We may provide you with a mechanism to provide feedback, suggestions and ideas, if you choose, about its services (“Feedback”). You agree that We may, in our sole discretion, use the Feedback you provide to us in any way, including in future modifications of the Services, Licensed Products and/or advertising, marketing and promotional materials relating thereto. You hereby grant us a perpetual, worldwide, fully transferable, sublicenseable, non-revocable, fully paid-up, royalty free license to use, modify, create derivative works from, distribute, display and otherwise exploit any information you provide to us in the Feedback.

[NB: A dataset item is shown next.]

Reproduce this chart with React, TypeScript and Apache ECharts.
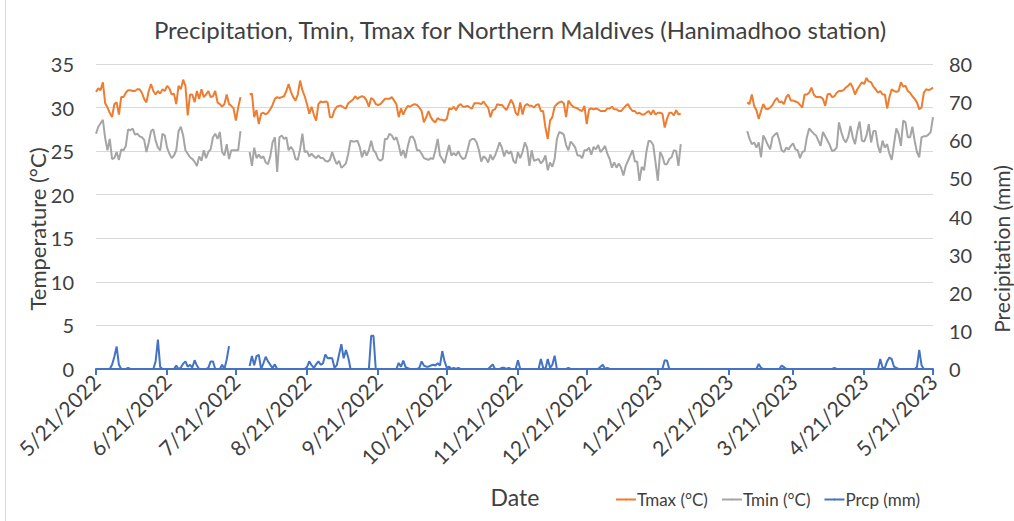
import React, { useEffect, useRef } from "react";
import * as echarts from "echarts";

const FONT = "Lato, 'Open Sans', sans-serif";
const TITLE = "Precipitation, Tmin, Tmax for Northern Maldives (Hanimadhoo station)";
const SERIES_NAMES = ["Tmax (°C)", "Tmin (°C)", "Prcp (mm)"];
const COLORS = ["#ED7D31", "#A5A5A5", "#4472C4"];
const Y_LEFT_NAME = "Temperature (°C)";
const Y_RIGHT_NAME = "Precipitation (mm)";
const X_NAME = "Date";

// Daily categories: 5/21/2022 ... 5/21/2023 (366 days)
function buildDates(): string[] {
  const out: string[] = [];
  const t0 = Date.UTC(2022, 4, 21);
  for (let i = 0; i < 366; i++) {
    const dt = new Date(t0 + i * 86400000);
    out.push(`${dt.getUTCMonth() + 1}/${dt.getUTCDate()}/${dt.getUTCFullYear()}`);
  }
  return out;
}
const dates = buildDates();

const N = null;
// Tmax (°C), rows of 10 days
const tmax = [
  31.8,32.2,32.0,32.9,30.5,30.0,29.4,28.9,30.4,30.6,
  29.2,31.2,31.2,31.7,32.0,32.0,31.9,31.9,32.1,32.1,
  31.7,31.0,30.6,31.9,32.7,31.9,31.5,31.9,31.6,32.1,
  31.9,32.5,32.2,31.5,31.6,30.4,32.5,32.1,33.2,32.5,
  29.1,31.5,31.5,30.6,31.9,31.0,32.1,31.2,31.5,31.9,
  31.2,31.3,31.9,30.6,30.4,30.1,30.4,31.5,30.4,30.2,
  29.9,28.5,30.0,31.2,N,N,N,31.5,31.6,28.9,
  29.7,28.1,29.3,29.4,29.2,29.4,29.8,30.3,31.0,31.2,
  31.1,31.2,31.3,31.9,32.7,31.8,31.2,30.8,31.5,33.1,
  32.0,31.3,30.4,29.3,30.1,29.2,28.5,30.4,30.7,30.6,
  30.7,30.6,28.9,28.9,29.7,30.1,30.2,30.2,30.0,29.9,
  30.5,30.7,30.9,31.3,31.0,31.2,31.3,31.2,30.8,30.1,
  31.1,30.9,30.4,30.3,30.4,30.7,31.0,31.0,31.0,31.2,
  30.8,30.4,28.9,29.9,29.2,29.8,30.2,30.1,30.3,30.4,
  30.3,30.0,29.6,28.3,28.9,29.6,28.9,28.5,28.3,28.8,
  28.6,28.6,28.5,28.7,29.9,29.8,30.1,29.7,30.2,30.4,
  30.1,30.1,30.2,30.0,29.9,30.5,30.5,30.5,30.4,30.7,
  30.3,30.0,28.9,29.7,29.8,30.4,30.3,30.3,30.0,29.7,
  30.3,30.9,30.4,29.4,29.1,30.6,29.2,30.2,30.4,30.2,
  30.2,30.0,30.3,30.4,29.6,29.6,27.7,26.4,28.5,28.9,
  30.1,30.4,30.6,30.7,30.5,28.9,30.8,30.4,30.1,30.0,
  29.9,29.7,29.6,30.2,28.1,29.8,29.9,29.8,29.9,29.8,
  29.6,29.6,29.6,29.9,29.9,30.1,29.8,29.8,29.6,29.6,
  29.9,30.2,30.4,29.9,29.6,29.6,29.3,29.4,29.2,29.2,
  29.4,29.6,29.2,29.7,29.2,29.4,29.4,29.3,27.7,28.7,
  29.4,29.4,29.1,29.7,29.2,29.3,N,N,N,N,
  N,N,N,N,N,N,N,N,N,N,
  N,N,N,N,N,N,N,N,N,N,
  N,N,N,N,30.6,30.4,31.5,30.2,29.7,28.7,
  29.6,30.4,29.9,29.8,30.0,30.3,30.8,31.1,30.6,30.7,
  30.4,31.2,31.5,30.8,30.8,30.7,30.6,30.3,30.0,31.5,
  31.5,31.7,32.3,31.5,31.2,31.2,31.2,31.0,30.2,31.5,
  31.6,31.2,31.3,31.7,31.9,31.9,32.0,32.3,32.5,32.8,
  32.3,31.5,32.1,32.5,32.9,32.7,33.4,33.0,32.9,32.4,
  32.1,31.7,31.9,31.5,31.5,29.9,31.2,32.1,31.9,31.8,
  31.9,32.9,32.4,32.5,31.9,31.7,31.3,31.0,30.6,29.8,
  30.0,31.7,32.1,32.0,32.1,32.3,
];

// Tmin (°C), rows of 10 days
const tmin = [
  27.0,27.8,28.2,28.6,26.5,25.1,26.4,24.1,24.2,24.9,
  24.0,25.2,25.1,25.6,27.5,27.4,27.6,26.9,27.0,26.7,
  26.6,26.3,24.9,26.0,27.3,27.5,26.2,25.4,25.1,27.0,
  26.8,25.4,24.7,24.2,24.5,25.1,27.3,27.8,26.8,25.1,
  24.7,24.3,24.1,23.8,23.3,24.4,23.9,25.1,24.2,24.9,
  25.2,26.6,27.0,26.4,27.2,24.9,24.5,25.8,24.1,25.1,
  25.1,25.1,25.1,27.3,N,N,N,24.9,23.3,25.4,
  24.2,24.6,24.2,24.4,23.7,23.5,24.4,26.0,26.6,22.6,
  26.6,26.8,26.4,26.6,25.1,25.5,25.1,24.1,24.0,25.2,
  27.0,24.9,25.0,24.4,24.7,24.4,24.2,24.5,24.2,24.2,
  23.9,23.8,24.0,24.9,24.1,23.5,23.9,23.1,23.3,23.6,
  24.7,26.2,26.1,26.1,26.2,25.5,24.3,25.1,24.5,25.1,
  26.2,25.1,24.8,24.1,23.9,24.1,26.4,26.4,27.0,26.8,
  26.3,26.6,25.7,24.5,25.1,24.2,25.6,26.6,26.7,26.2,
  25.1,25.1,24.7,24.2,24.1,24.0,24.2,24.1,25.1,26.4,
  24.5,24.1,23.6,24.7,25.7,24.5,24.8,24.5,25.0,24.4,
  24.1,24.2,25.1,26.2,26.4,26.4,26.0,25.1,23.8,24.4,
  24.2,23.7,24.6,24.0,24.5,25.2,26.0,25.4,24.4,25.1,
  24.7,25.0,23.9,23.6,24.9,24.2,24.9,26.0,25.4,23.3,
  25.1,23.9,24.0,24.1,23.6,23.9,24.5,22.8,23.7,23.2,
  24.1,26.4,27.2,27.1,26.9,25.7,25.1,26.1,25.8,25.4,
  24.5,24.5,24.2,25.1,25.1,25.4,24.6,25.5,25.2,25.7,
  24.9,25.2,25.6,24.7,24.1,23.1,23.7,23.1,23.6,23.1,
  22.2,23.3,23.9,24.5,25.1,23.8,23.8,21.6,23.2,22.8,
  24.9,26.2,26.1,25.7,23.7,21.6,24.9,24.4,23.5,23.5,
  24.1,24.3,25.1,25.0,23.3,25.8,N,N,N,N,
  N,N,N,N,N,N,N,N,N,N,
  N,N,N,N,N,N,N,N,N,N,
  N,N,N,N,27.3,26.4,25.8,26.0,25.4,26.0,
  24.3,26.8,26.3,25.7,25.2,26.6,26.9,27.1,26.2,25.1,
  24.9,25.4,25.2,25.6,25.9,25.2,25.1,24.2,24.9,25.0,
  26.6,27.6,27.3,27.0,26.8,26.2,25.6,27.2,26.7,26.2,
  25.7,25.0,25.1,25.4,28.3,27.2,26.4,26.0,26.6,27.9,
  26.6,25.8,27.3,28.4,26.2,26.1,26.8,28.1,26.0,27.3,
  27.3,25.6,24.8,26.2,25.4,25.8,24.7,24.0,25.8,27.6,
  27.0,25.6,28.5,28.3,26.6,26.6,27.8,26.2,24.9,24.3,
  26.6,26.7,26.7,26.9,27.2,28.9,
];

// Precipitation (mm), rows of 10 days
const prcp = [
  0,0,0,0,0,0,0,1.1,3.2,5.9,
  1.1,0,0,0,0.3,0,0,0,0,0,
  0,0,0,0,0,0,2.0,7.7,0.5,0,
  0,0,0,0,0,0.9,0,0.4,1.4,2.0,
  0.6,1.1,0.4,2.3,0.9,0,0,0,0,0.3,
  2.0,2.0,0,0,0,1.1,0,2.5,6.0,N,
  N,N,N,N,N,N,N,0.8,3.4,1.0,
  3.4,3.7,0,1.5,3.2,2.0,1.1,0.3,1.2,0,
  0,0,0,0,0,0,0,0,0,0,
  0,0,0.5,2.0,1.0,0.3,1.2,2.0,1.1,1.5,
  3.8,2.8,2.9,2.8,0.3,1.0,3.8,6.5,2.8,5.0,
  3.0,0,0,0,0,0,0,0,0,0,
  8.7,8.7,0,0,0,0,0,0,0,0,
  0,0,1.6,0.6,2.2,0.5,0.2,0,0,0,
  0,0.3,2.0,0.9,0.6,0.6,0.9,1.1,0.9,1.5,
  0.9,4.7,2.0,0.3,0.6,0,0.3,0,0.3,0,
  0,0,0,0,0,0,0,0,0,0,
  0,0,0.6,1.2,0,0,0,0.3,0.3,0,
  0.3,0,0,0,2.3,0,0,0,0,0,
  0,0,0,0,2.6,0.3,0,2.6,0.3,1.1,
  3.5,0,0,0,0,0,0.3,0,0,0,
  0,0,0,0,0,0,0,0,0,0,
  0.6,1.1,0,0.3,0,0,0,0,0,0,
  0,0,0,0,0,0,0,0,0,0,
  0,0,0,0,0,0,0,0,2.3,2.2,
  0,0,0,0,0,0,0,0,0,0,
  0,0,0,0,0,0,0,0,0,0,
  0,0,0,0,0,0,0,0,0,0,
  0,0,0,0,0,0,0,0,0,1.3,
  0.3,0,0,0,0,0,0,0,0,0.9,
  0.5,0,0,0,0,0,0,0,0,0,
  0,0,0,0,0,0,0,0,0,0,
  0,0,0.3,0,0,0,0,0,0,0,
  0,0,0,0,0,0,0,0,0,0,
  0,0,2.6,0.3,0.3,2.0,3.0,2.6,0.6,0.3,
  0,0,0,0,0,0,0,0,0.5,5.0,
  1.0,0,0,0,0,0,
];

const isTickDay = (_i: number, v: string) => v.split("/")[1] === "21";

export default function App() {
  const ref = useRef<HTMLDivElement>(null);
  useEffect(() => {
    if (!ref.current) return;
    const chart = echarts.init(ref.current, undefined, { renderer: "svg" });
    const txt = "#404040";
    chart.setOption({
      animation: false,
      backgroundColor: "#ffffff",
      textStyle: { fontFamily: FONT },
      title: {
        text: TITLE,
        left: 515,
        textAlign: "center",
        top: 12,
        textStyle: { fontSize: 24, fontWeight: "normal", color: txt, fontFamily: FONT },
      },
      legend: {
        left: 610,
        top: 486,
        itemGap: 13,
        itemWidth: 20,
        itemHeight: 2,
        textStyle: { fontSize: 17, color: txt, fontFamily: FONT, padding: [0, 0, 0, -4] },
        data: SERIES_NAMES,
      },
      grid: { left: 96, right: 81, top: 64, bottom: 152 },
      xAxis: {
        type: "category",
        data: dates,
        boundaryGap: false,
        axisLine: { lineStyle: { color: "#4472C4", width: 2 } },
        axisTick: { interval: isTickDay, length: 6, lineStyle: { color: "#4472C4", width: 2 } },
        axisLabel: {
          interval: isTickDay,
          rotate: 45,
          fontSize: 21,
          color: txt,
          margin: 9,
          fontFamily: FONT,
        },
        splitLine: { show: false },
      },
      yAxis: [
        {
          type: "value",
          min: 0,
          max: 35,
          interval: 5,
          axisLine: { show: false },
          axisTick: { show: false },
          axisLabel: { fontSize: 20, color: txt, margin: 22, fontFamily: FONT },
          splitLine: { lineStyle: { color: "#d9d9d9", width: 1 } },
        },
        {
          type: "value",
          min: 0,
          max: 80,
          interval: 10,
          position: "right",
          axisLine: { show: false },
          axisTick: { show: false },
          axisLabel: { fontSize: 20, color: txt, margin: 16, fontFamily: FONT },
          splitLine: { show: false },
        },
      ],
      graphic: [
        { type: "line", shape: { x1: 5.5, y1: 0, x2: 5.5, y2: 521 }, style: { stroke: "#d9d9d9", lineWidth: 1 } },
        {
          type: "text",
          x: 37,
          y: 229,
          rotation: Math.PI / 2,
          style: { text: Y_LEFT_NAME, fontSize: 22, fontFamily: FONT, fill: txt, align: "center", verticalAlign: "middle" },
        },
        {
          type: "text",
          x: 1001,
          y: 249,
          rotation: Math.PI / 2,
          style: { text: Y_RIGHT_NAME, fontSize: 21, fontFamily: FONT, fill: txt, align: "center", verticalAlign: "middle" },
        },
        {
          type: "text",
          x: 515,
          y: 497,
          style: { text: X_NAME, fontSize: 23, fontFamily: FONT, fill: txt, align: "center", verticalAlign: "middle" },
        },
      ],
      series: [
        {
          name: SERIES_NAMES[0],
          type: "line",
          data: tmax,
          yAxisIndex: 0,
          symbol: "none",
          color: COLORS[0],
          lineStyle: { width: 2, color: COLORS[0] },
        },
        {
          name: SERIES_NAMES[1],
          type: "line",
          data: tmin,
          yAxisIndex: 0,
          symbol: "none",
          color: COLORS[1],
          lineStyle: { width: 2, color: COLORS[1] },
        },
        {
          name: SERIES_NAMES[2],
          type: "line",
          data: prcp,
          yAxisIndex: 1,
          symbol: "none",
          color: COLORS[2],
          lineStyle: { width: 2, color: COLORS[2] },
        },
      ],
    });
    return () => chart.dispose();
  }, []);
  return (
    <div
      ref={ref}
      style={{ position: "fixed", left: 0, top: 0, width: 1014, height: 521 }}
    />
  );
}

(a) This Agreement, and all matters or disputes relating to the validity, construction, performance or enforcement hereof, shall be governed, construed and controlled by and under the laws of the State of North Carolina, U.S.A., without regard to principles of conflicts of law. If this Agreement is translated into another language, the English language text of this Agreement shall control.
(b) This Agreement may be assigned by either Party along with the entire business to which it relates, or to its wholly-owned subsidiaries or its corporate successors by merger, consolidation or other reorganization, provided that the assigning Party gives notice of the same to the other Party, and upon request furnishes the assignee’s written assurances that this Agreement is fully binding upon it; otherwise this Agreement shall be considered personal and not assignable by either Party without the written consent of the other Party
(c) All notices, demands and communications provided for or made under this Agreement shall be delivered, or mailed first class with postage prepaid, addressed in each case to the addresses as set forth above, until some other address shall have been designated in a written notice, and shall be deemed to have been given or made when so delivered or mailed.
(d) Licensor and Licensee shall each pay the fees for their respective attorneys and accountants in connection with the negotiation and drafting of this Agreement. Licensee and Licensor shall indemnify the other and hold the other harmless from any other claims of third parties for brokerage commissions, finders’ fees and other payments relating to the negotiation or execution of this Agreement.
(e) In the event a Party brings an action at law or in equity against the other Party arising out of or relating to this Agreement concerning the breach, performance, interpretation, collection or any other matter in relation to this Agreement, the prevailing Party shall recover from the other Party, in addition to all other sums that may be due and owing, the reasonable attorneys’ fees incurred by the prevailing Party in prosecution or defense of such action.
(f) THE PARTIES AGREE THAT ALL ACTIONS OR PROCEEDINGS IN ANY WAY ARISING OUT OF OR RELATED TO THIS AGREEMENT WILL BE EXCLUSIVELY LITIGATED IN THE U.S. DISTRICT COURT FOR THE MIDDLE DISTRICT OF NORTH CAROLINA. EACH PARTY CONSENTS AND SUBMITS TO THE JURISDICTION OF SUCH COURT.
(g) The waiver of failure of either Party to exercise any right in any respect provided for herein shall not be deemed a waiver of any further right hereunder.
(h) If any provision of this Agreement is determined to be invalid under any applicable statute or rule of law, it is to that extent to be deemed omitted, and the balance of the Agreement shall remain enforceable.
(i) The headings used herein are for reference and convenience only and shall not enter into the interpretation hereof.
(j) Complete Agreement. This Agreement constitutes the entire agreement between the parties hereto and shall not be modified, amended, or changed in any way except by a written agreement signed by the Licensor. Licensor may change this Agreement from time to time effective upon posting of the modified Agreement on Licensor’s website. Please review the Agreement periodically on the Licensor’s website for changes. The Licensor has the right to change or add to the terms of this Agreement, and to change, delete, discontinue, or impose conditions on any feature or aspect of the Services, including but not limited to, Internet based services, pricing, technical support options, and other product-related policies, at any time upon notice by any means the Licensor determines in its discretion to be reasonable. Your continued use of the Services after Licensor’s publication of any such changes shall constitute your acceptance of this Agreement as modified.